[Exercise] Starting at the line containing "Recreate this image" and ending at the line containing "xticks_b = [1999, 2001, 2003, 2005, 2007]", reproduce each line exactly as written, with both end lines included and all pictures omitted.

[Start of Provided records]

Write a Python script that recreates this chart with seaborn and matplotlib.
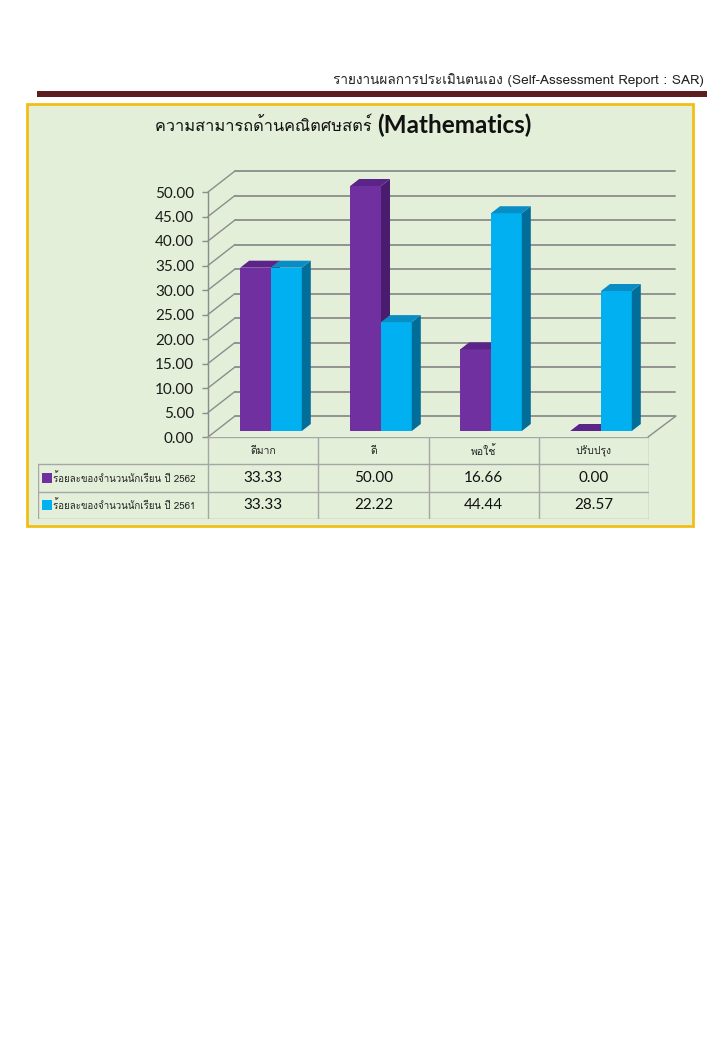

[End of Provided records]
[Start of Provided records]

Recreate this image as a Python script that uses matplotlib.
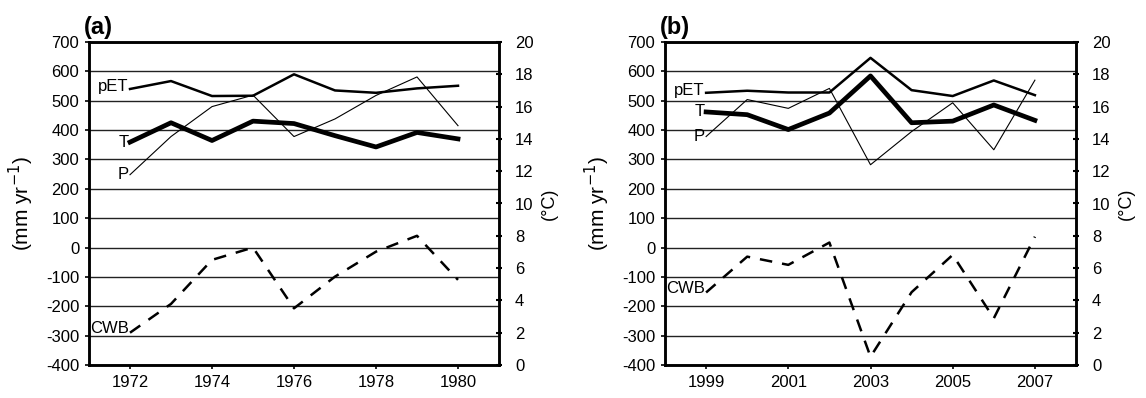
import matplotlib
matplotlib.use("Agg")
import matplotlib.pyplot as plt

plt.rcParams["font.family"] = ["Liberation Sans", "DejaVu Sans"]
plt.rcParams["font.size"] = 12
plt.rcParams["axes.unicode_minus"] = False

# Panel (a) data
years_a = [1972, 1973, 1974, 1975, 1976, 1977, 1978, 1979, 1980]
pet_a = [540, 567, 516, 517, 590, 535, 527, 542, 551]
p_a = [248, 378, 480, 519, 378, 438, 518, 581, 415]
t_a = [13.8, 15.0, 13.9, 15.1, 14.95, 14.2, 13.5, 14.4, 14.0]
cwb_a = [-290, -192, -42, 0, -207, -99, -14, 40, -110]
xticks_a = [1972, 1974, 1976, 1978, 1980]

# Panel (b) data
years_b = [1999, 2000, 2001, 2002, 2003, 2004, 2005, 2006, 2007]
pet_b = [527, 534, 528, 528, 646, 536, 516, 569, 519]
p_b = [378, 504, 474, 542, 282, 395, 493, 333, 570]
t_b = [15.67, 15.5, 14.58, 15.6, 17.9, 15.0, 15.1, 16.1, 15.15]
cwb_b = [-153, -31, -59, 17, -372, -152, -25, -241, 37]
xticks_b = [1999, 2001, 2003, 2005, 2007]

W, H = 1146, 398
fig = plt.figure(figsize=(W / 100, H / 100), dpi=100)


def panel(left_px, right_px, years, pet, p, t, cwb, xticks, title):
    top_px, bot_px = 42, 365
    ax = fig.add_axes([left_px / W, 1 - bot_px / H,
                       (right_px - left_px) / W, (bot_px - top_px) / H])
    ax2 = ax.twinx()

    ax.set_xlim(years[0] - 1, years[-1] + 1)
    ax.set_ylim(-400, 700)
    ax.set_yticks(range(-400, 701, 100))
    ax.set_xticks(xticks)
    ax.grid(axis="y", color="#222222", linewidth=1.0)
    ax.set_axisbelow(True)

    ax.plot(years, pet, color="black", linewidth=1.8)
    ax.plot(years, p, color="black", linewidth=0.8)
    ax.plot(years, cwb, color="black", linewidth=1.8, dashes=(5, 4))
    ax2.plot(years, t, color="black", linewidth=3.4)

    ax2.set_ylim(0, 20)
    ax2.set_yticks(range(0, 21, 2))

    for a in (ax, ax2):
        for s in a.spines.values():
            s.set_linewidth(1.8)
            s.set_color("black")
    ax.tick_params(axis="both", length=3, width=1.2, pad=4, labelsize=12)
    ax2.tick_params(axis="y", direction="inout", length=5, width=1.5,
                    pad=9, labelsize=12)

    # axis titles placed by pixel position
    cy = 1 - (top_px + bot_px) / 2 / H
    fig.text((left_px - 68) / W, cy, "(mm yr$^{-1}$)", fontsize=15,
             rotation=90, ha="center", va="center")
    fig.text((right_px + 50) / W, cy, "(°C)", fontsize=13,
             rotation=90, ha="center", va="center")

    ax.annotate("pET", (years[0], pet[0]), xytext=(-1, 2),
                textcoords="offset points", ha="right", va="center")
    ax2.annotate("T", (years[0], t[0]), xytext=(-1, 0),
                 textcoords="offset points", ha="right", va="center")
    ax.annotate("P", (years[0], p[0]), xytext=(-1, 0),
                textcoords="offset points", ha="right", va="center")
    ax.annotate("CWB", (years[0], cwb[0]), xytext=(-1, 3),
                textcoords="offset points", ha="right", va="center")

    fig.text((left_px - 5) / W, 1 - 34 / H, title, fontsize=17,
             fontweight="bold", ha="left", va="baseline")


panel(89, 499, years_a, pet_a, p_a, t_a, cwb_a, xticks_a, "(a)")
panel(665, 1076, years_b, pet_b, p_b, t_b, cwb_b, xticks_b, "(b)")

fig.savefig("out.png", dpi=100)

[End of Provided records]
[Start of Provided records]

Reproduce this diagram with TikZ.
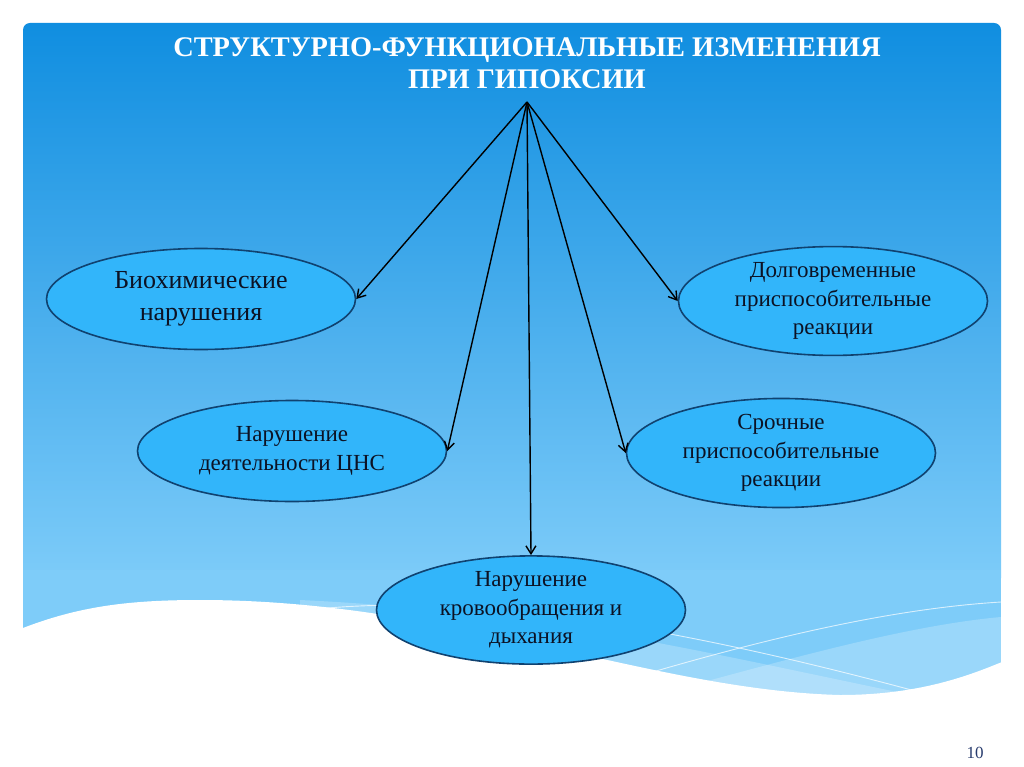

[End of Provided records]

[Written reply]
Recreate this image as a Python script that uses matplotlib.
import matplotlib
matplotlib.use("Agg")
import matplotlib.pyplot as plt

plt.rcParams["font.family"] = ["Liberation Sans", "DejaVu Sans"]
plt.rcParams["font.size"] = 12
plt.rcParams["axes.unicode_minus"] = False

# Panel (a) data
years_a = [1972, 1973, 1974, 1975, 1976, 1977, 1978, 1979, 1980]
pet_a = [540, 567, 516, 517, 590, 535, 527, 542, 551]
p_a = [248, 378, 480, 519, 378, 438, 518, 581, 415]
t_a = [13.8, 15.0, 13.9, 15.1, 14.95, 14.2, 13.5, 14.4, 14.0]
cwb_a = [-290, -192, -42, 0, -207, -99, -14, 40, -110]
xticks_a = [1972, 1974, 1976, 1978, 1980]

# Panel (b) data
years_b = [1999, 2000, 2001, 2002, 2003, 2004, 2005, 2006, 2007]
pet_b = [527, 534, 528, 528, 646, 536, 516, 569, 519]
p_b = [378, 504, 474, 542, 282, 395, 493, 333, 570]
t_b = [15.67, 15.5, 14.58, 15.6, 17.9, 15.0, 15.1, 16.1, 15.15]
cwb_b = [-153, -31, -59, 17, -372, -152, -25, -241, 37]
xticks_b = [1999, 2001, 2003, 2005, 2007]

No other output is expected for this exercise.